At its 29th Session, the Asia-Pacific Fishery Commission (APFIC) recognized that a rapidly emerging issue in the region is the development of certification schemes for fisheries and aquaculture and the potential opportunities and constraints that these might bring to the region. In particular the member countries specifically requested APFIC to review opportunities and constraints with certification schemes as might apply in the APFIC region. This report is made in response to this request.
Aquaculture is currently supplying 45 percent of all fish consumed by humans and the majority of this is produced and consumed in the Asian region. The increasing global demand for seafood products and increasingly limited supply from capture fisheries suggests that aquaculture will continue its impressive growth rate that has been the sub sector's trademark for the last decade. It is crucial that this continued development be undertaken responsibly and it is in the interest of all stakeholders, producers and consumers alike that the development be sound and sustainable. Certification is one tool that can assist consumers in identifying products that are produced according to responsible production practices.
Aquaculture in the Asia-Pacific region is characterized by small-scale operations, with the bulk of the production coming from a mosaic of small-scale farms. It is estimated that in Asia more than 12 million people are directly employed in aquaculture. Therefore it is of utmost importance that the diversity of small-scale farmers be considered as the norm rather than the exception when looking at production and market chains for aquaculture products. It is important that we are sensitive to the needs of the sector when identifying and developing certification schemes, in order to maximize benefits and avoid distortions and barriers to the effective marketing of aquaculture products. As part of this, certification schemes are increasingly including the possibility to certify producers' groups or clusters, in addition to individual businesses. Such approaches are particularly appropriate to the needs of smaller-scale operations and are interesting developments that should be investigated further.

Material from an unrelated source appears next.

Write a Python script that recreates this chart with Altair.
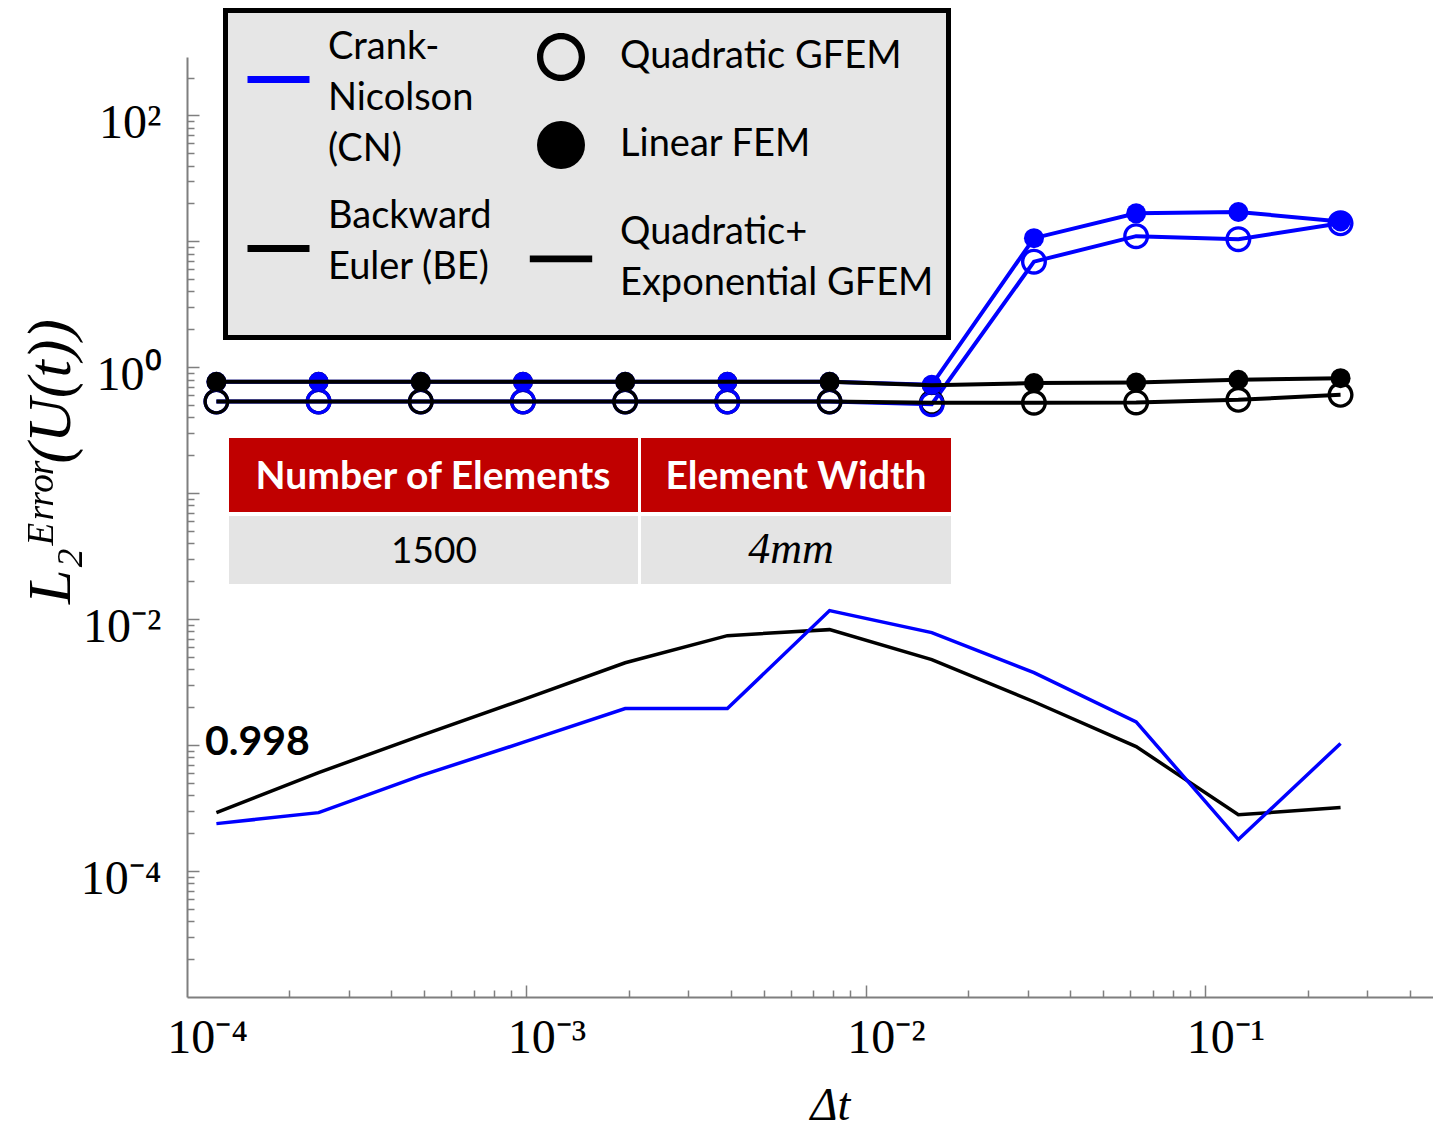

This report is a contribution under the workplan of APFIC and complementary to the work of FAO and its focus is specifically towards the situation of APFIC member countries. The findings of this report were presented at the APFIC Regional Consultative Workshop on Certification Schemes for Capture Fisheries and Aquaculture held in Ho Chi Minh City, Viet Nam in September 2007. This report, together with input from the regional workshop will provide clearer guidance for APFIC members to move forward on certification issues related to aquaculture and also provide a resource document for all stakeholders interested with aquaculture certification schemes in the Region. It should be noted that this work is coordinated with the ongoing work in developing the FAO Guidelines for Aquaculture Certification.